[Charts and diagrams as code]
_ _ _ _ _ _ _

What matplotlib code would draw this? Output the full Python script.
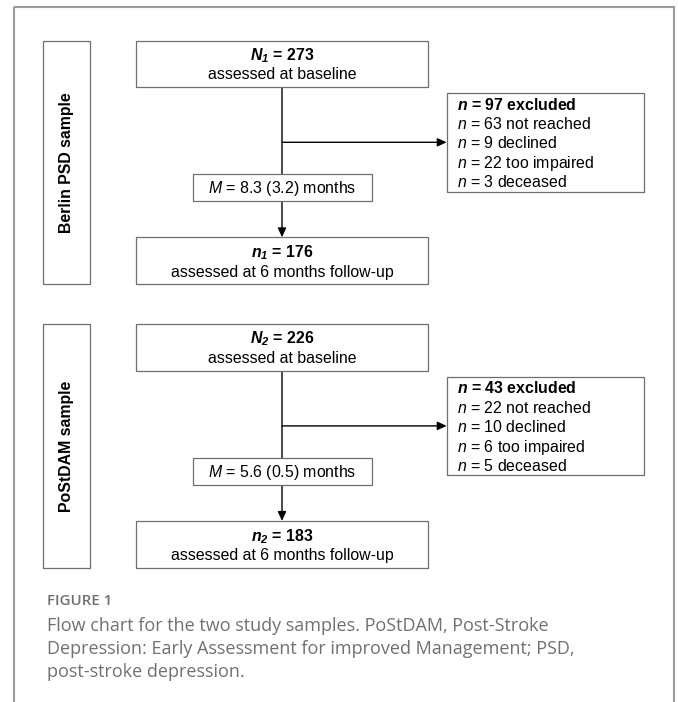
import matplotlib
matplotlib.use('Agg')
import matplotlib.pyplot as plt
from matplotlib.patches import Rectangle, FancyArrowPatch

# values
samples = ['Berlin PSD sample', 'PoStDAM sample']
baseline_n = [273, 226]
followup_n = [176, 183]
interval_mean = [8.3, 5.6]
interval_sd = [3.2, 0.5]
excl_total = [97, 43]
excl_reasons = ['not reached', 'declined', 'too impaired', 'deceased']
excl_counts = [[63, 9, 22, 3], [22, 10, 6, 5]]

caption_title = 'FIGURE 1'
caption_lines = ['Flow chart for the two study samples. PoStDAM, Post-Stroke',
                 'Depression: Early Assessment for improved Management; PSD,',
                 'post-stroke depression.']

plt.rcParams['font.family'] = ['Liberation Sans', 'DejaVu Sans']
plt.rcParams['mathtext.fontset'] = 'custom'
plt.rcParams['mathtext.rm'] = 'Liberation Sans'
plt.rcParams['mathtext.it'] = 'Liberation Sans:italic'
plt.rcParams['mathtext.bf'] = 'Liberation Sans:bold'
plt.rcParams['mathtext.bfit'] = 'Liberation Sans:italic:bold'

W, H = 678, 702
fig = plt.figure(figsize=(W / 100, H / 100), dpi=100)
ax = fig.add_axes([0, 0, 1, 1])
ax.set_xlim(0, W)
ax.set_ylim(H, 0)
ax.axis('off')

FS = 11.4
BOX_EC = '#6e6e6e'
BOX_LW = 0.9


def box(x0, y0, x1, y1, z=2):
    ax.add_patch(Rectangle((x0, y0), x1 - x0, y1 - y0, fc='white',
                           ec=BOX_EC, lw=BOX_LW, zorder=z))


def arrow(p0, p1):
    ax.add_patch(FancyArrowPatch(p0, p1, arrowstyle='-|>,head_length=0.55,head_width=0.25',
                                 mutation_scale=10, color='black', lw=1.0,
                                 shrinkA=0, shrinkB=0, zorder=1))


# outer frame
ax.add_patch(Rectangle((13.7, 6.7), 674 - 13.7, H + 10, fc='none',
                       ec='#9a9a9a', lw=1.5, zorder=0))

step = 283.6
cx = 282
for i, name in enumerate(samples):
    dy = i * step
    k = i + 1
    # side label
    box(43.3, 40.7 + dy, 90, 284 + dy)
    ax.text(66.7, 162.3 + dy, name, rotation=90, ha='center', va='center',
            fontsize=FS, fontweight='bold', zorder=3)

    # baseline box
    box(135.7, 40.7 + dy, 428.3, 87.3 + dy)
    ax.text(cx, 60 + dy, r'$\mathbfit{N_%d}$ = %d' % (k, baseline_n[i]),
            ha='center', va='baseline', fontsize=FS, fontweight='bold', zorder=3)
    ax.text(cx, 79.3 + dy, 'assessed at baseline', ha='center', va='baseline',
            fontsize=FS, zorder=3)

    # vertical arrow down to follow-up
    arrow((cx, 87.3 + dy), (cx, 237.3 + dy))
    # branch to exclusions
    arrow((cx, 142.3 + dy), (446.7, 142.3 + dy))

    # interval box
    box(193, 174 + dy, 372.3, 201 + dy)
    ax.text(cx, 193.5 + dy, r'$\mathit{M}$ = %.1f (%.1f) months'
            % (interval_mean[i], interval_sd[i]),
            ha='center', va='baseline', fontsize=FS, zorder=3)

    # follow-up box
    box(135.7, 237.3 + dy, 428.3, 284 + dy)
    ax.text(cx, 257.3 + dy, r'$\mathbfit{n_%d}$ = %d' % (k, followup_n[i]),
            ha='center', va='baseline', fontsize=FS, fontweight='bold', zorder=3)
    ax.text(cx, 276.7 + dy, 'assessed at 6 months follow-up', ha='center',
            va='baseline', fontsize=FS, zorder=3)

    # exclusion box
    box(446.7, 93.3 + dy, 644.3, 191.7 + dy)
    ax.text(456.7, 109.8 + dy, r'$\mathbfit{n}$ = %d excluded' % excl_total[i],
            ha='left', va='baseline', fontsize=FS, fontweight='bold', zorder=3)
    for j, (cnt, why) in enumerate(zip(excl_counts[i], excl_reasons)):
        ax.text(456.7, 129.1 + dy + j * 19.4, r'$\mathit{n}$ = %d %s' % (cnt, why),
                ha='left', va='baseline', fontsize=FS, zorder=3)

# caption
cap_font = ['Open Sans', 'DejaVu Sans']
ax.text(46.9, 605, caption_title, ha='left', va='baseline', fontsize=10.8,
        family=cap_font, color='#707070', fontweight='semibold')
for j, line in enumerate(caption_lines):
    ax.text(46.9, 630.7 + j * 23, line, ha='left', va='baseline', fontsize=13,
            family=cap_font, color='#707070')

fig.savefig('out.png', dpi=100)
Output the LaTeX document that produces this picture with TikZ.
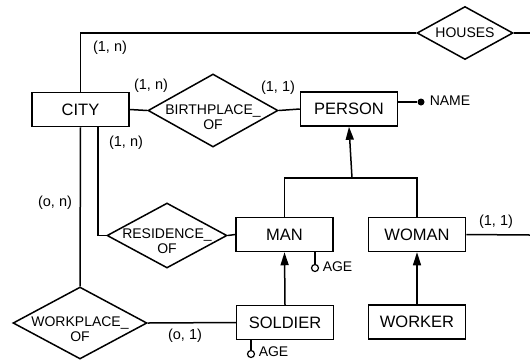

_ _ _ _ _ _ _

§ Task
Set down again, exactly, the lines of the material above from its first line to the one with "plt.rcParams['mathtext.bfit'] = 'Liberation", inclusive. Leave the pictures out.

§ Exercise response
What matplotlib code would draw this? Output the full Python script.
import matplotlib
matplotlib.use('Agg')
import matplotlib.pyplot as plt
from matplotlib.patches import Rectangle, FancyArrowPatch

# values
samples = ['Berlin PSD sample', 'PoStDAM sample']
baseline_n = [273, 226]
followup_n = [176, 183]
interval_mean = [8.3, 5.6]
interval_sd = [3.2, 0.5]
excl_total = [97, 43]
excl_reasons = ['not reached', 'declined', 'too impaired', 'deceased']
excl_counts = [[63, 9, 22, 3], [22, 10, 6, 5]]

caption_title = 'FIGURE 1'
caption_lines = ['Flow chart for the two study samples. PoStDAM, Post-Stroke',
                 'Depression: Early Assessment for improved Management; PSD,',
                 'post-stroke depression.']

plt.rcParams['font.family'] = ['Liberation Sans', 'DejaVu Sans']
plt.rcParams['mathtext.fontset'] = 'custom'
plt.rcParams['mathtext.rm'] = 'Liberation Sans'
plt.rcParams['mathtext.it'] = 'Liberation Sans:italic'
plt.rcParams['mathtext.bf'] = 'Liberation Sans:bold'
plt.rcParams['mathtext.bfit'] = 'Liberation Sans:italic:bold'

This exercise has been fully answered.